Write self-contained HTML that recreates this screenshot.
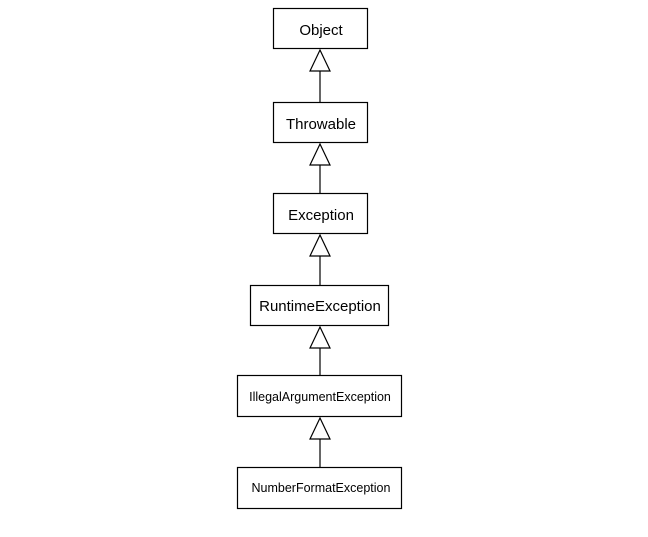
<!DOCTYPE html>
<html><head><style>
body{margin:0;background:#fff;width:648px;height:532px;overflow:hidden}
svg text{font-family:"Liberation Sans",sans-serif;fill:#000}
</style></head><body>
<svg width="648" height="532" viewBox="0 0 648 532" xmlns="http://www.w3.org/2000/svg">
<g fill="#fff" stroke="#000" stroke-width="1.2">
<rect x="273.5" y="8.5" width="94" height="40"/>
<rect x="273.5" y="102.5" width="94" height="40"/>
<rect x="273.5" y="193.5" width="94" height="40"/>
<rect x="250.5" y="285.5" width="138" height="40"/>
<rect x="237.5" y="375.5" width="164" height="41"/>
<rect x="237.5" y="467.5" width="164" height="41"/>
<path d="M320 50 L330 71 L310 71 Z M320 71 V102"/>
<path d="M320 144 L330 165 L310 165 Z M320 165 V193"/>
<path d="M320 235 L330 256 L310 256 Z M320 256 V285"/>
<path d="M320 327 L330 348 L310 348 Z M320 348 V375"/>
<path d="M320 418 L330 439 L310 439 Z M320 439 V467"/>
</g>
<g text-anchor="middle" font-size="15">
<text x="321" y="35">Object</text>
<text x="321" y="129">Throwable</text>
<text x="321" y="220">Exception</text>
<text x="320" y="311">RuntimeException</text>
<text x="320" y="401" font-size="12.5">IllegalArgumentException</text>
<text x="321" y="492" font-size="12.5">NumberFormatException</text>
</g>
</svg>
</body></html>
○ ○ ○ ○
# [Written exercise]
Leave out the pictures and restate everything else word for word.

# [Final answer]
Write self-contained HTML that recreates this screenshot.
<!DOCTYPE html>
<html><head><style>
body{margin:0;background:#fff;width:648px;height:532px;overflow:hidden}
svg text{font-family:"Liberation Sans",sans-serif;fill:#000}
</style></head><body>
<svg width="648" height="532" viewBox="0 0 648 532" xmlns="http://www.w3.org/2000/svg">
<g fill="#fff" stroke="#000" stroke-width="1.2">
<rect x="273.5" y="8.5" width="94" height="40"/>
<rect x="273.5" y="102.5" width="94" height="40"/>
<rect x="273.5" y="193.5" width="94" height="40"/>
<rect x="250.5" y="285.5" width="138" height="40"/>
<rect x="237.5" y="375.5" width="164" height="41"/>
<rect x="237.5" y="467.5" width="164" height="41"/>
<path d="M320 50 L330 71 L310 71 Z M320 71 V102"/>
<path d="M320 144 L330 165 L310 165 Z M320 165 V193"/>
<path d="M320 235 L330 256 L310 256 Z M320 256 V285"/>
<path d="M320 327 L330 348 L310 348 Z M320 348 V375"/>
<path d="M320 418 L330 439 L310 439 Z M320 439 V467"/>
</g>
<g text-anchor="middle" font-size="15">
<text x="321" y="35">Object</text>
<text x="321" y="129">Throwable</text>
<text x="321" y="220">Exception</text>
<text x="320" y="311">RuntimeException</text>
<text x="320" y="401" font-size="12.5">IllegalArgumentException</text>
<text x="321" y="492" font-size="12.5">NumberFormatException</text>
</g>
</svg>
</body></html>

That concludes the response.